Sunday, December 13, 2009

Summer plantings

December is a funny month. It is usually a frantic time, as we focus on the upcoming festivities, and perhaps even plan some holidays. But it is also about December the weather starts to settle down into a more predicable pattern, and we can think of those lazy, hazy days of summer. Unfortunately, for those of who garden on the east coast, summer means hot days, often windy, and prolonged spells of rainlessness.

This year has started kindly as far as rain goes. I made a trip up to Hawke’s Bay the other day and it was reasonable green all the way – not Taranaki green, but not east coast summer brown either. The forecasters are hedging their bets a bit this year, not really saying whether or not we will get a stinker drought, but whatever happens as far as rain goes, we will all be under some pressure to keep our water consumption down in the garden.

Fortunately there are a few things we can do to help ameliorate our lack of summer moisture.

Perhaps the most important thing to think about is correct plant selection. We live in dry areas, and cannot grow wet climate plants without a lot of difficulty.

I was really impressed with the street plantings in Hastings the other day. Someone has put a lot of thought into the sorts of plants that will survive a summer baking without too much watering, and have come up with an interesting range of shrubs that seem to be doing very well.
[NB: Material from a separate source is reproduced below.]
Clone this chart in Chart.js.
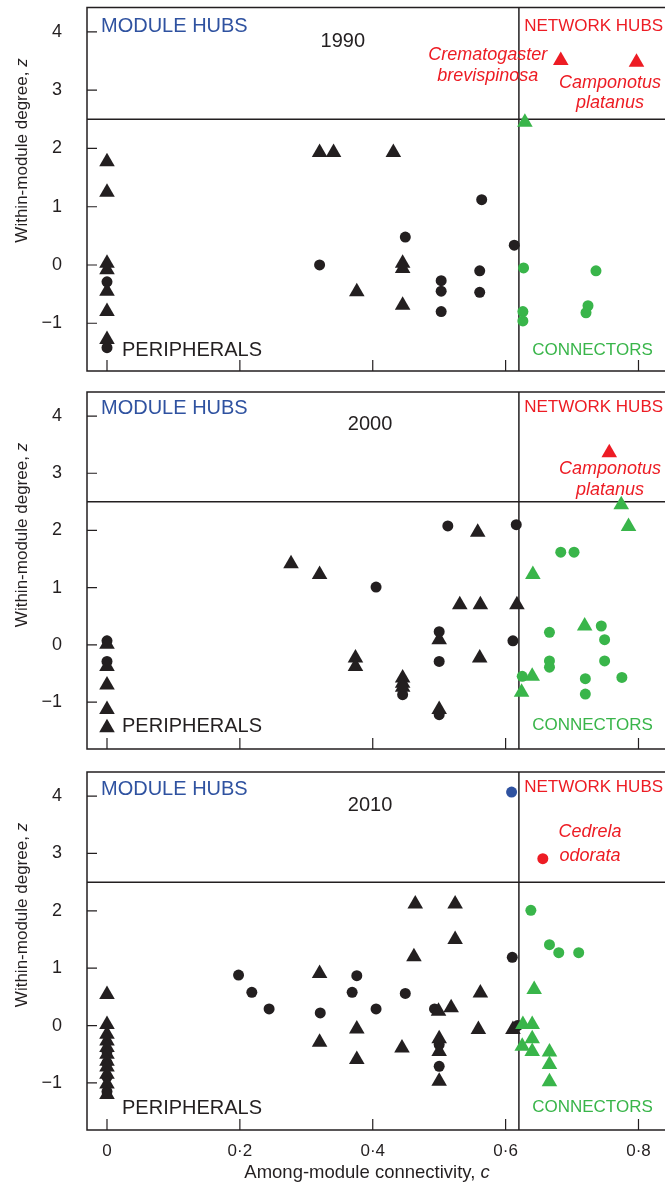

One of the people I was travelling with was enchanted with the use of lavenders as street side plantings, and I agree – they have grown very well, and probably need minimal care. I was also taken with other Mediterranean plants I saw growing in municipal plots, in particular a range of rock roses, Cistus. These sorts of plants, with their silvery leaves and tough textures, will thrive in the heat of summer, and will always look tidy. For native lovers, Hebes were also used extensively and well.
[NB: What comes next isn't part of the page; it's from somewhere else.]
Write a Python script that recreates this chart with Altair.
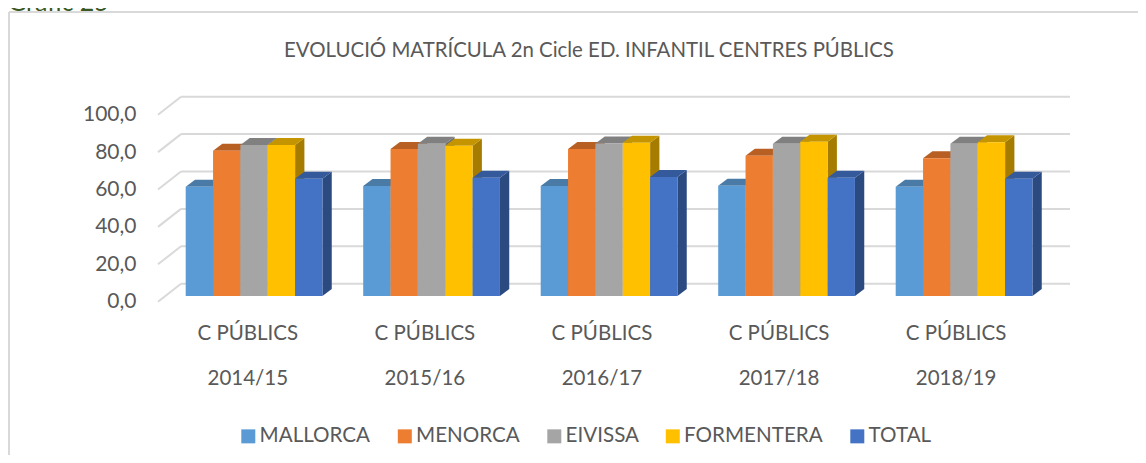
import altair as alt
import pandas as pd

# ---- values ----
periods = ["2014/15", "2015/16", "2016/17", "2017/18", "2018/19"]
group_label = "C PÚBLICS"
series = ["MALLORCA", "MENORCA", "EIVISSA", "FORMENTERA", "TOTAL"]
mallorca = [58.4, 58.8, 58.8, 59.0, 58.4]
menorca = [77.7, 78.6, 78.6, 75.0, 73.6]
eivissa = [80.7, 81.4, 81.6, 81.4, 81.4]
formentera = [80.7, 80.4, 82.0, 82.5, 82.2]
total = [62.7, 63.3, 63.6, 63.3, 62.7]
all_values = [mallorca, menorca, eivissa, formentera, total]
ticks = [0, 20, 40, 60, 80, 100]

front = ["#5B9BD5", "#ED7D31", "#A5A5A5", "#FFC000", "#4472C4"]
topc = ["#4A7BA7", "#B85F24", "#808080", "#C49500", "#345A9C"]
sidec = ["#3A6A94", "#9E5220", "#6E6E6E", "#A67C00", "#2B4A80"]
grid = "#D9D9D9"
ink = "#595959"
FONT = "Lato"

W, H = 1130, 447
PITCH = 177.5          # px per period on the x scale
PXV = 1.87             # px per value unit on the y scale
X0, Y0 = 177.7, 288.0  # where period 0 and value 0 fall in the svg
x_scale = alt.Scale(domain=[-X0 / PITCH, (W - X0) / PITCH], nice=False, zero=False, padding=0)
y_scale = alt.Scale(domain=[(Y0 - H) / PXV, Y0 / PXV], nice=False, zero=False, padding=0)

SLOT = 27.35 / PITCH
BDX, BDY = 9.3 / PITCH, 7.0 / PXV       # bar depth in scale units
WBASE = 6.58                            # back wall floor, in value units
WFRONT = -3.05                          # front edge of the floor
WX0, WX1, WXF = -0.0265, 4.982, -0.156  # back wall left/right, floor front-left

X = lambda f: alt.X(f, type="quantitative", scale=x_scale, axis=None)
Y = lambda f: alt.Y(f, type="quantitative", scale=y_scale)

layers = []

# value axis (native), nudged onto the front edge of the side wall
layers.append(
    alt.Chart(pd.DataFrame({"t": ticks})).mark_point(opacity=0).encode(
        x=alt.value(0),
        y=alt.Y(
            "t:Q",
            scale=y_scale,
            axis=alt.Axis(
                values=ticks,
                labelExpr="replace(format(datum.value,'.1f'),'.',',')",
                domain=False, ticks=False, grid=False, title=None,
                offset=-128, labelPadding=0, labelOffset=5.7,
                labelFont=FONT, labelFontSize=21, labelColor=ink, labelOverlap=False,
            ),
        ),
    )
)

# back wall gridlines + side-wall diagonals
grid_df = pd.DataFrame({"t": ticks})
grid_df["y"] = grid_df.t + WBASE
grid_df["x"] = WX0
grid_df["x2"] = WX1
layers.append(
    alt.Chart(grid_df).mark_rule(color=grid, strokeWidth=2).encode(
        x=X("x"), x2="x2", y=Y("y")
    )
)
diag = pd.DataFrame(
    [{"t": t, "x": WXF, "y": t + WFRONT, "k": 0} for t in ticks]
    + [{"t": t, "x": WX0, "y": t + WBASE, "k": 1} for t in ticks]
)
layers.append(
    alt.Chart(diag).mark_line(color=grid, strokeWidth=2).encode(
        x=X("x"), y=Y("y"), detail="t:N", order="k:Q"
    )
)

# bars: side, top, front per series in draw order
for si, (name, vals) in enumerate(zip(series, all_values)):
    side_rows, top_rows, front_rows = [], [], []
    for g, (p, v) in enumerate(zip(periods, vals)):
        l = g + si * SLOT
        r = l + SLOT
        side_rows += [
            {"g": g, "x": r, "low": 0, "high": v},
            {"g": g, "x": r + BDX, "low": BDY, "high": v + BDY},
        ]
        top_rows += [
            {"g": g, "y": v, "x": l, "x2": r},
            {"g": g, "y": v + BDY, "x": l + BDX, "x2": r + BDX},
        ]
        front_rows.append({"x": l, "x2": r, "value": v, "zero": 0, "series": name, "period": p})
    layers.append(
        alt.Chart(pd.DataFrame(side_rows)).mark_area(color=sidec[si]).encode(
            x=X("x"), y=Y("low"), y2="high", detail="g:N"
        )
    )
    layers.append(
        alt.Chart(pd.DataFrame(top_rows)).mark_area(color=topc[si], orient="horizontal").encode(
            y=Y("y"), x=X("x"), x2="x2", detail="g:N"
        )
    )
    layers.append(
        alt.Chart(pd.DataFrame(front_rows)).mark_bar().encode(
            x=X("x"), x2="x2", y=Y("value"), y2="zero",
            color=alt.Color(
                "series:N",
                scale=alt.Scale(domain=series, range=front),
                sort=series,
                legend=alt.Legend(
                    title=None, orient="none", legendX=230, legendY=418,
                    direction="horizontal", columns=5, symbolType="square",
                    symbolSize=196, symbolStrokeWidth=0, columnPadding=23.5,
                    labelFont=FONT, labelFontSize=20.6, labelColor=ink,
                    labelOffset=1, symbolOpacity=1,
                ),
            ),
        )
    )

# category labels (two rows under each group)
lab = pd.DataFrame({"x": [i * 0.9975 + 0.35 for i in range(5)], "p": periods, "c": [group_label] * 5})
for field, ypix in (("c", 326), ("p", 371)):
    layers.append(
        alt.Chart(lab).mark_text(font=FONT, fontSize=20.5, color=ink, baseline="middle").encode(
            x=X("x"), y=alt.value(ypix), text=f"{field}:N"
        )
    )

# panel border, and the caption above it
border = alt.Chart(pd.DataFrame({"a": [0]}))
layers.append(border.mark_rule(color=grid, strokeWidth=2).encode(
    x=alt.value(1), x2=alt.value(W), y=alt.value(4)))
layers.append(border.mark_rule(color=grid, strokeWidth=2).encode(
    x=alt.value(1), y=alt.value(4), y2=alt.value(H)))
layers.append(border.mark_text(font=FONT, fontSize=25, color="#385723", align="left",
                               baseline="alphabetic").encode(
    x=alt.value(0), y=alt.value(2.5), text=alt.value("Gràfic 25")))

chart = alt.layer(*layers).properties(
    width=W, height=H, padding=0,
    autosize=alt.AutoSizeParams(type="none"),
    title=alt.TitleParams(
        text="EVOLUCIÓ MATRÍCULA 2n Cicle ED. INFANTIL CENTRES PÚBLICS",
        anchor="middle", offset=-71, dx=16, font=FONT, fontSize=20.4,
        fontWeight="normal", color=ink,
    ),
).configure_view(stroke=None)

chart.save("out.html", embed_options={"renderer": "svg", "actions": False})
In the garden we can extend the range a little more with some shrubs that would be a bit too untidy to use as street plantings, especially the Australian and South African shrubs that thrive in our climate. Proteas, Leucodrendrons, Regal pelargoniums, Grevillias, and many others, will all do well and will easily cope with the summer dry.

Extra colour can be added by other dry loving bulbs, perennials and annuals, as well as a good dose of the very fashionable succulents, such as Aloes and Agaves.

Many natives wild thrive in these conditions too, especially some of the smaller leaved Coprosmas, the silver-leaved and golden flowered Brachyglottis, and many of the Hebes, which were also a feature in the Hastings gardens.